Render unto Caesar what is Caesars. (Matthew 22:17-22, Mark 12:17, and Luke 20:25)
Let me be personal for just a moment. I’ve had a number of bosses that I didn’t like personally. They were thugs in neckties. Bullies in a suit. Biased in a skirt. I can now look back and say that I didn’t survive and thrive in those jobs or further my career because I honored the person but because I honored the position. You see God places into leadership who God wills to be in leadership. And the laws we have are there and should be honored. Without honor of either office or law we wil have anarchy. Imagine you don’t like the law against murder. Would you enjoy the result? Or the office of the Justice of the Peace. What would you do if they decided not to fulfill their duties when you claim to be in love? God doesn’t say to render anything unto Caesar except that which is his. In the end doesn’t God own it all anyway? 

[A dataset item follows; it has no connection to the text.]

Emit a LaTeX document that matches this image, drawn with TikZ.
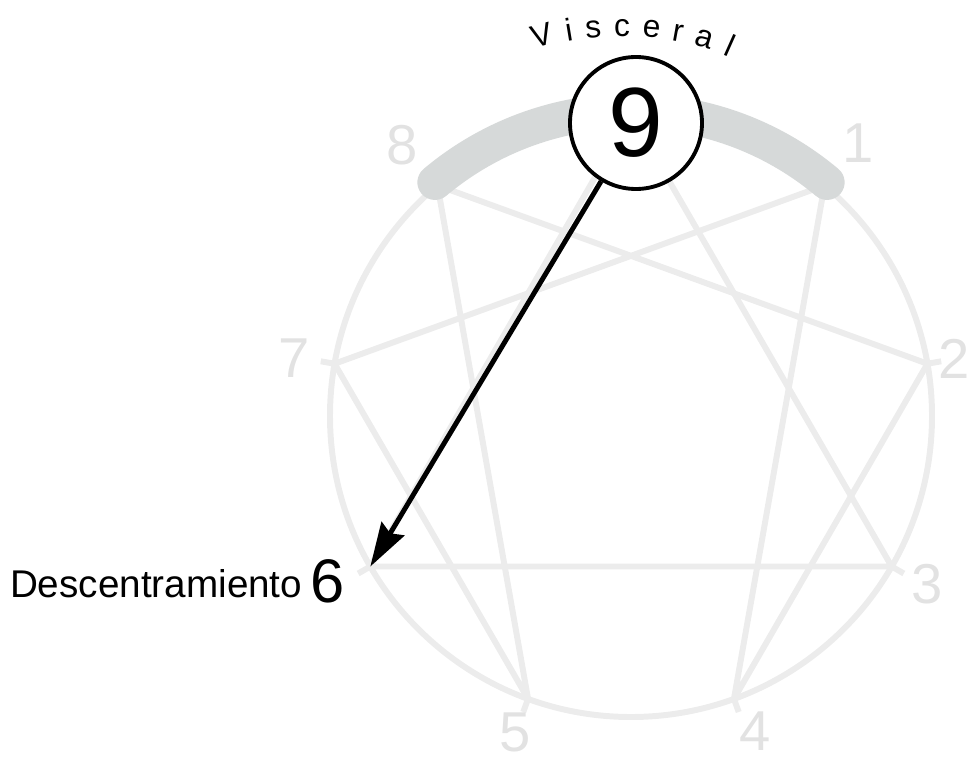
\documentclass[tikz,border=0pt]{standalone}
\usepackage{fontspec}
\setmainfont{Liberation Sans}
\usetikzlibrary{arrows.meta,positioning,decorations.text}
\definecolor{ringgray}{RGB}{236,236,236}
\definecolor{bandgray}{RGB}{214,217,217}
\definecolor{numgray}{RGB}{226,226,226}
\tikzset{ringline/.style={draw=ringgray, line width=3.4pt, line join=round},
  band/.style={draw=bandgray, line width=20pt, line cap=round},
  num/.style={text=numgray, inner sep=0pt, font=\fontsize{32}{32}\selectfont},
  ninebox/.style={circle, draw, fill=white, line width=2.2pt, minimum size=2.64cm, inner sep=0pt, font=\fontsize{56}{56}\selectfont},
  sixnum/.style={inner sep=0pt, font=\fontsize{35}{35}\selectfont},
  desc/.style={inner sep=0pt, font=\fontsize{22}{22}\selectfont},
  pointer/.style={line width=2.8pt, -{Stealth[length=25pt, width=15pt, inset=3pt]}}}

\begin{document}
\begin{tikzpicture}
    \useasboundingbox (-12.62,-6.92) rectangle (6.82,8.32);
    \foreach \n/\a in {9/90, 1/50, 2/10, 3/-30, 4/-70, 5/-110, 6/-150, 7/170, 8/130}
        \coordinate (p\n) at (\a:6.02);
    \draw[ringline] (0,0) circle (6.02);
    \draw[ringline] (p9) -- (p3) -- (p6) -- cycle;
    \draw[ringline] (p1) -- (p4) -- (p2) -- (p8) -- (p5) -- (p7) -- cycle;
    \foreach \a in {50, 10, -30, -70, -110, -150, 170, 130}
        \draw[ringline] (\a:6.02) -- (\a:6.3);
    \draw[band] (130:6.1) arc (130:50:6.1);
    % outer numbers
    \node[num] (l1) at (4.54,5.46) {1};
    \node[num] (l2) at (6.46,1.14) {2};
    \node[num] (l3) at (5.92,-3.36) {3};
    \node[num] (l4) at (2.48,-6.3) {4};
    \node[num] (l5) at (-2.32,-6.32) {5};
    \node[num] (l7) at (-6.74,1.16) {7};
    \node[num] (l8) at (-4.58,5.42) {8};
    \node[ninebox] (n9) at (0.1,5.86) {9};
    \node[sixnum] (l6) at (-6.06,-3.3) {6};
    \node[desc, base left=4.5pt of l6, yshift=2.5pt] (d6) {Descentramiento};
    \draw[pointer] (n9) -- (p6);
    \path[decorate, decoration={text along path, text align=fit to path,
        text={|\fontsize{18}{18}\selectfont|Visceral}}]
        (-1.92,7.34) .. controls (-0.8,7.7) and (0.85,7.7) .. (1.95,7.18);
\end{tikzpicture}
\end{document}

So what to do? While we respect the office we are further to remember that we are to honor THE  law maker of us all and that is God himself. Honor his law above all else because honoring the leader he places is demonstrating that you honor God. To dishonor the leadership position is to dishonor God. But when you see a leader dishonor God I am reminded of Matthew 18:15-18 where we are admonished to speak with our brother if he has done wrong and offer wise council speaking to his fault. You do not disobey, you self advocate. More correctly stated, you obey by being a God advocate. 

Do I like every leader we have? No. Do I respect all of their stated policies or positions? No. But will I respect the office while offering wise God council? You bet I will. Because should I ever be in a position of leadership on such a grand stage, I’d want nothing less myself.